[Guest]

Can someone prove that there exist two positive integers, m and n, for which 2^m and 5ⁿ share same first ten (most significant) digits

Edited November 15, 2010 by Dhanannjay Deo

[EventHorizon]

I start with calculating log₂5.

Since 2^(a*log₂5) = 5^a, we need to find a positive integer that is very close to a*log₂5 for some a.

Since we want the first 10 significant digits to be the same, lets give a multiplicative error of 1.000000000000000000000001. This is much better than we need, and we could always choose a smaller error.

First take the log base 2 of the error, and that is the most that a*log₂5 can (additively) be away from a positive integer. So I'll look for a string of 0's longer than that in the decimal expansion of log₂5.

Assuming log₂5 is normal, you can find the string of 0's. If it is not normal, you can look for strings of any single repeated digit, and then multiply by 9, and the result should have the 0's. If it is not normal and none of these work, just look for a multiple of log₂5 that has a fractional part smaller than the desired error. (Just found a proof that you can always find an integer factor to get the fractional part as low as you want here, Yay for the pigeon-hole principle)

Once found, a is the power of 10 (or 9* the power of 10, or just the integer that must exist due to the proof) that makes the value a positive integer when ignoring values after the string of zeros. Let b be the value of floor(a*log₂5).
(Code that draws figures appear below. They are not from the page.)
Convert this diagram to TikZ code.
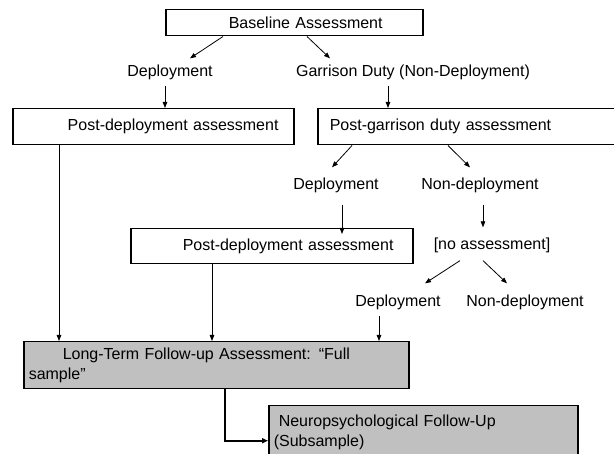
\documentclass[tikz,border=0pt]{standalone}
\usepackage{fontspec}
\setmainfont{Liberation Sans}
\usetikzlibrary{arrows.meta}
\definecolor{boxgray}{RGB}{192,192,192}

\tikzset{
  assessbox/.style={draw, line width=1.5pt, anchor=north west, align=left,
    inner xsep=5pt, inner ysep=0pt, font=\fontsize{16}{20}\selectfont},
  lbl/.style={inner xsep=2pt, inner ysep=6pt, text height=11.5pt,
    text depth=3.4pt, font=\fontsize{16}{20}\selectfont},
  arr/.style={line width=0.8pt, -{Triangle[length=6pt,width=4.5pt]}},
  thickarr/.style={line width=1.8pt, -{Triangle[length=6pt,width=5pt]}}
}

\begin{document}
\begin{tikzpicture}[x=1pt, y=-1pt]
\useasboundingbox (0,0) rectangle (614,454);

%baseline
\node[assessbox, text width=247pt, minimum height=26pt] (base) at (165,9)
  {\hspace*{58pt}Baseline Assessment};
\node[lbl] (dep1) at (170,72) {Deployment};
\node[lbl] (gar) at (413,72) {Garrison Duty (Non-Deployment)};

%first assessments
\node[assessbox, text width=271pt, minimum height=36pt] (postdep1) at (12,108)
  {\hspace*{50pt}Post-deployment assessment};
\node[assessbox, text width=294pt, minimum height=36pt] (postgar) at (317,108)
  {\hspace*{7pt}Post-garrison duty assessment};
\node[lbl] (dep2) at (336,185) {Deployment};
\node[lbl] (nondep2) at (480,185) {Non-deployment};

%second assessments
\node[assessbox, text width=272pt, minimum height=35pt] (postdep2) at (130,228)
  {\hspace*{47pt}Post-deployment assessment};
\node[lbl] (noassess) at (492,245) {[no assessment]};
\node[lbl] (dep3) at (398,302) {Deployment};
\node[lbl] (nondep3) at (525,302) {Non-deployment};

%follow-up
\node[assessbox, fill=boxgray, text width=375pt, minimum height=47pt] (fullfu) at (23,341)
  {\hspace*{34pt}Long-Term Follow-up Assessment: “Full\\sample”};
\node[assessbox, fill=boxgray, text width=299pt, minimum height=54pt] (neuro) at (268,405)
  {\hspace*{5pt}Neuropsychological Follow-Up\\(Subsample)};

%arrows
\draw[arr] ([xshift=58pt]base.south west) -- ([xshift=20pt]dep1.north);
\draw[arr] ([xshift=142pt]base.south west) -- ([xshift=-83pt]gar.north);
\draw[arr] ([xshift=-5pt]dep1.south) -- ([xshift=-5pt]dep1.south |- postdep1.north);
\draw[arr] ([xshift=-25pt]gar.south) -- ([xshift=-25pt]gar.south |- postgar.north);
\draw[arr] ([xshift=35pt]postgar.south west) -- ([xshift=-4pt,yshift=4pt]dep2.north);
\draw[arr] ([xshift=131pt]postgar.south west) -- ([xshift=-10pt,yshift=4pt]nondep2.north);
\draw[arr] ([xshift=6pt,yshift=-6pt]dep2.south) -- ([xshift=6pt,yshift=-6pt]dep2.south |- postdep2.north);
\draw[arr] ([xshift=3pt,yshift=-6pt]nondep2.south) -- ([xshift=-9pt,yshift=4pt]noassess.north);
\draw[arr] ([xshift=-32pt,yshift=-2pt]noassess.south) -- ([xshift=27pt,yshift=5pt]dep3.north);
\draw[arr] ([xshift=-9pt,yshift=-2pt]noassess.south) -- ([xshift=-18pt,yshift=5pt]nondep3.north);
\draw[arr] ([xshift=-19pt]dep3.south) -- ([xshift=-19pt]dep3.south |- fullfu.north);
\draw[arr] ([xshift=47pt]postdep1.south west) -- ([xshift=47pt]postdep1.south west |- fullfu.north);
\draw[arr] ([xshift=82pt]postdep2.south west) -- ([xshift=82pt]postdep2.south west |- fullfu.north);
\draw[thickarr] ([xshift=202pt]fullfu.south west) |- ([yshift=-8pt]neuro.west);
\end{tikzpicture}
\end{document}
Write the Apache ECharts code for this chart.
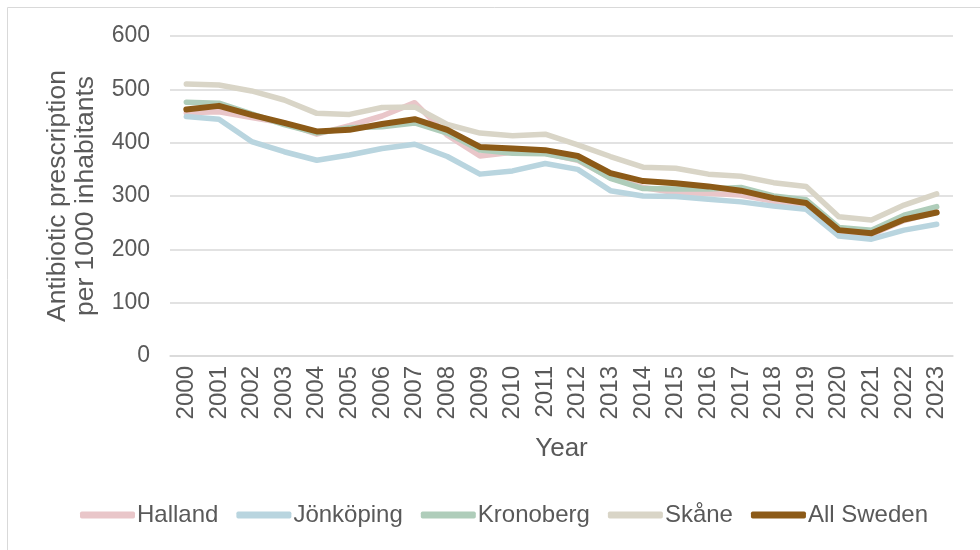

Then (2^b - 5^a) is less than the chosen error, and should have the same first 10 significant digits (if not (the very unlikely case of a string of 9's and the value carrying up to the top ten significant digits) choose a smaller error, and repeat).

[EventHorizon]

Obviously, there are an infinite number of rational numbers between any two non-equal numbers.

So there are an infinite number of rationals between log₂5 and log₂5 + 10^-20 (or anything to get less than the multiplicative error needed).

Choose one, and let it be represented as a/b. Which should leave 2^a and 5^b with the same 10 most significant digits.

[Guest]

another option is to note that there are a finite number of ways you can get 10 digits, and since each power produces "random" numbers, they will eventually equal.

it's a bit like trying to find a finite sequence of pi within e. you'll do it though it will take a while.